Adana’nın tarihi ve kültürel zenginliklerini gözler önüne seren yapılardan biri olan Kuruköprü Anıt Müzesi, Adana’nın Seyhan ilçesindeki Ziyapaşa Bulvarı üzerinde yükselen eski bir Rum Kilisesinin müzeye dönüştürülmesiyle ziyarete açılmış. 1845 yılında Rum cemaati tarafından inşa edilmiş olan tarihi kilise, uzun yıllar ibadethane olarak kullanıldıktan sonra, mübadele sebebiyle kaderine terk edilmiş. İlerleyen süreçte Adana Arkeoloji ve Etnografya Müzesi’ne dönüştürülmüş, ancak buradaki eserlerin daha büyük bir müze binasına taşınmasıyla yeniden işlevini kaybetmiş. 1980’li yılların ardında peş peşe geçirdiği restorasyon çalışmalarından sonra ise, 2017 yılında Kuruköprü Anıt Müzesi ve Geleneksel Adana Evi ismiyle hizmet vermeye başlamış.

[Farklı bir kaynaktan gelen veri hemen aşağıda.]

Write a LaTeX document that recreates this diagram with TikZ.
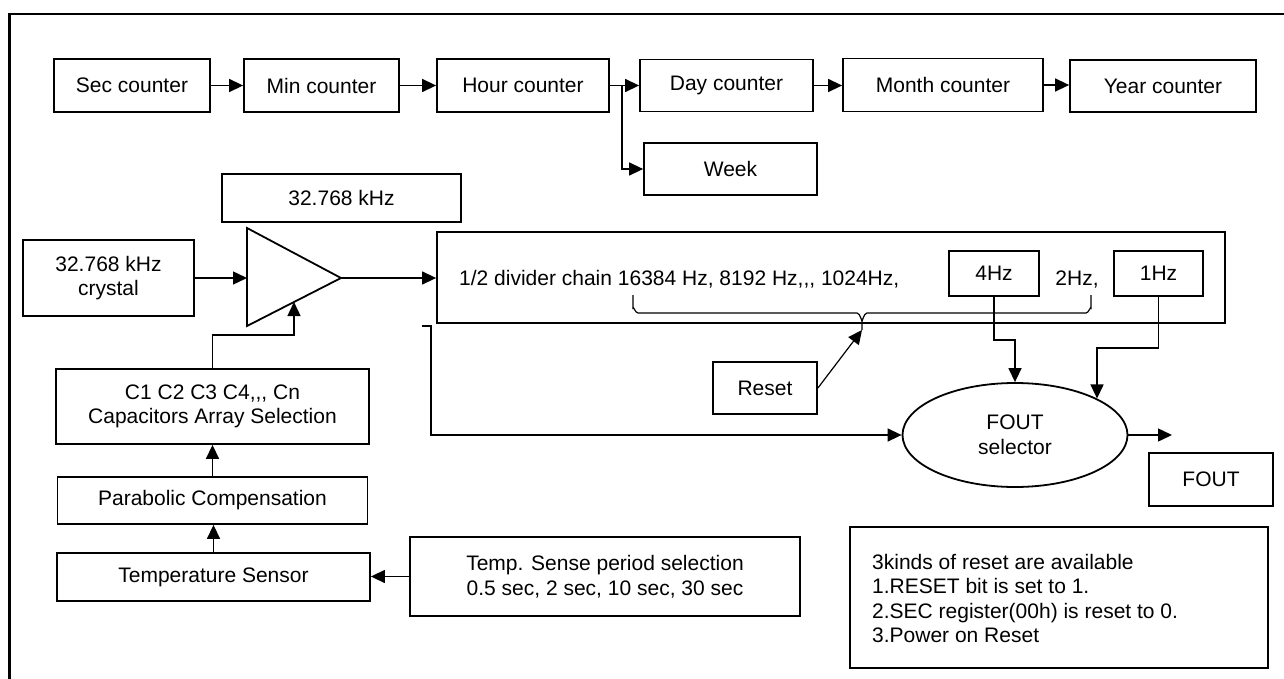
\documentclass[tikz,border=0pt]{standalone}
\usepackage{fontspec}
\setmainfont{Liberation Sans}[Ligatures=TeXOff]
\usetikzlibrary{arrows.meta,shapes.geometric}
\tikzset{
  box/.style={draw, line width=1.8pt, inner sep=0pt, align=center, font=\fontsize{21}{24.5}\selectfont},
  lbl/.style={inner sep=0pt, align=left, font=\fontsize{21}{24.5}\selectfont},
  conn/.style={line width=1.4pt, -{Triangle[length=14pt,width=13pt]}},
  plain/.style={line width=1.4pt},
}
\begin{document}
\begin{tikzpicture}[x=1pt,y=-1pt]
\useasboundingbox (0,0) rectangle (1284,679);
% outer frame
\draw[line width=2.5pt] (9.5,679) -- (9.5,14) -- (1284,14);

% top row
\node[box, minimum width=156, minimum height=53] (sec) at (132,85.5) {Sec counter};
\node[box, minimum width=155, minimum height=53] (min) at (321.5,85.5) {Min counter};
\node[box, minimum width=172, minimum height=53] (hour) at (523,85.5) {Hour counter};
\node[box, minimum width=173, minimum height=52] (day) at (726.5,85.5) {Day counter};
\node[box, minimum width=200, minimum height=53] (month) at (943,85) {Month counter};
\node[box, minimum width=186, minimum height=52] (year) at (1163,86) {Year counter};
\node[box, minimum width=173, minimum height=52] (week) at (730.5,169) {Week};
\draw[conn] (sec) -- (min);
\draw[conn] (min) -- (hour);
\draw[conn] (hour) -- (day);
\draw[conn] (month.east) -- (year.west |- month.east);
\draw[conn] (day.east) -- (month.west |- day.east);
\coordinate (br) at (622,85.5);
\draw[conn] (br) |- (week.west);

% oscillator
\node[box, minimum width=239, minimum height=48] (khz) at (341.5,198) {32.768 kHz};
\node[box, minimum width=171, minimum height=76] (xtal) at (108.5,278) {32.768 kHz\\crystal};
\coordinate (ampA) at (247,228);
\coordinate (ampB) at (247,326);
\coordinate (ampT) at (341,278);
\coordinate (ampIn) at (247,278);
\coordinate (ampLow) at (294,302);
\draw[line width=1.8pt, line join=miter] (ampA) -- (ampT) -- (ampB) -- cycle;
\draw[conn] (xtal.east) -- (ampIn);

% divider
\node[box, minimum width=788, minimum height=91] (div) at (831,277.5) {};
\node[lbl, anchor=west] (divtxt) at (459,279) {1/2 divider chain 16384 Hz, 8192 Hz,,, 1024Hz,};
\node[box, minimum width=90, minimum height=45] (f4) at (994,273.5) {4Hz};
\node[lbl] (f2) at (1077,280) {2Hz,};
\node[box, minimum width=89, minimum height=45] (f1) at (1158.5,273.5) {1Hz};
\draw[conn] (ampT) -- (div.west |- ampT);

% brace
\coordinate (bt) at (862,330);
\draw[plain, line width=1.2pt] (633,295) -- (633,308) to[out=90,in=180] (638,313) -- (857,313)
  to[out=0,in=-90] (862,320) -- (bt);
\draw[plain, line width=1.2pt] (1091,295) -- (1091,308) to[out=90,in=0] (1086,313) -- (867,313)
  to[out=180,in=-90] (862,320);

% reset
\node[box, minimum width=104, minimum height=52] (reset) at (765,388) {Reset};
\draw[conn, line width=1.2pt] (reset.east) -- (bt);

% capacitor chain
\node[box, minimum width=313, minimum height=75] (cap) at (212.5,406.5) {C1 C2 C3 C4,,, Cn\\Capacitors Array Selection};
\node[box, minimum width=310, minimum height=47] (para) at (212.5,500.5) {Parabolic Compensation};
\node[box, minimum width=313, minimum height=48] (temp) at (213.5,577) {Temperature Sensor};
\node[box, minimum width=390, minimum height=79] (tsel) at (605,576.5) {Temp. Sense period selection\\0.5 sec, 2 sec, 10 sec, 30 sec};
\draw[conn] (cap.north) -- (cap.north |- 0,335) -| (ampLow);
\draw[conn] (para.north) -- (para.north |- cap.south);
\draw[conn] (temp.north) -- (temp.north |- para.south);
\draw[conn] (tsel.west) -- (temp.east |- tsel.west);

% FOUT selector
\node[box, ellipse, minimum width=225, minimum height=104] (fsel) at (1015,435) {FOUT\\selector};
\coordinate (fa) at (422,326);
\draw[conn] (fa) -- (431,326) |- (fsel.west);
\draw[conn] (f4.south) -- (f4.south |- 0,340) -| (fsel.north);
\draw[conn] (f1.south) -- (f1.south |- 0,348) -| (fsel.24);
\coordinate (fo) at (1172,435);
\draw[conn] (fsel.east) -- (fo);
\node[box, minimum width=124, minimum height=53] (fout) at (1211,479.5) {FOUT};

% note
\node[box, minimum width=418, minimum height=141] (note) at (1059,597.5) {};
\node[lbl, anchor=west] (notetxt) at (872,598.5) {3kinds of reset are available\\1.RESET bit is set to 1.\\2.SEC register(00h) is reset to 0.\\3.Power on Reset};
\end{tikzpicture}
\end{document}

Kuruköprü Anıt Müzesi, Çukurova’nın geleneksel yaşam tarzını ve Yörük kültürünü daha yakından tanımak isteyenler için nokta atışı bir keşif durağı. Etnografik eserlerle bezeli kapsamlı koleksiyonu sayesinde, ziyaretçilerini adeta bir zaman yolculuğuna çıkmaya davet ediyor. Müzenin ana koleksiyonunda Çukurova bölgesinde yaşayan Yörüklerden ve Toros Dağları’ndaki yerleşimlerden derlenen çeşitli etnografik eserler mevcut. Deri çarıklar, bakır cezveler, ahşap değirmenler, el yapımı takunyalar, geleneksel enstrumanlar, ziynet eşyaları, el dokuması kilimler ve daha birçok kıymetli obje burada aynı çatı altında sergileniyor.
Müzenin en ilgi çekici bölümlerinden biri olan Yörük Çadırı, Yaşar Kemal’in romanlarından fırlamış gibi. Çukurova ve Toroslar’ın geçmişteki yaşam tarzlarını yansıtan bu alana kurulmuş olan kara kıl çadırın içinde; Türkmen kadınlarına ait kıyafetler, kilim ve keçeler, el dokuma ürünleri ve diğer gündelik eşyalar yer alıyor. Müzenin Şark Odası isimli bölümünde ise Türkmen geleneğinin klasik oturma düzenini görebiliyorsunuz. Odanın ortasında yer alan mangal, duvarlara asılı bakır tepsiler ve geyik derisi gibi dekoratif unsurlar bütünlüklü bir görünüm oluşturuyor.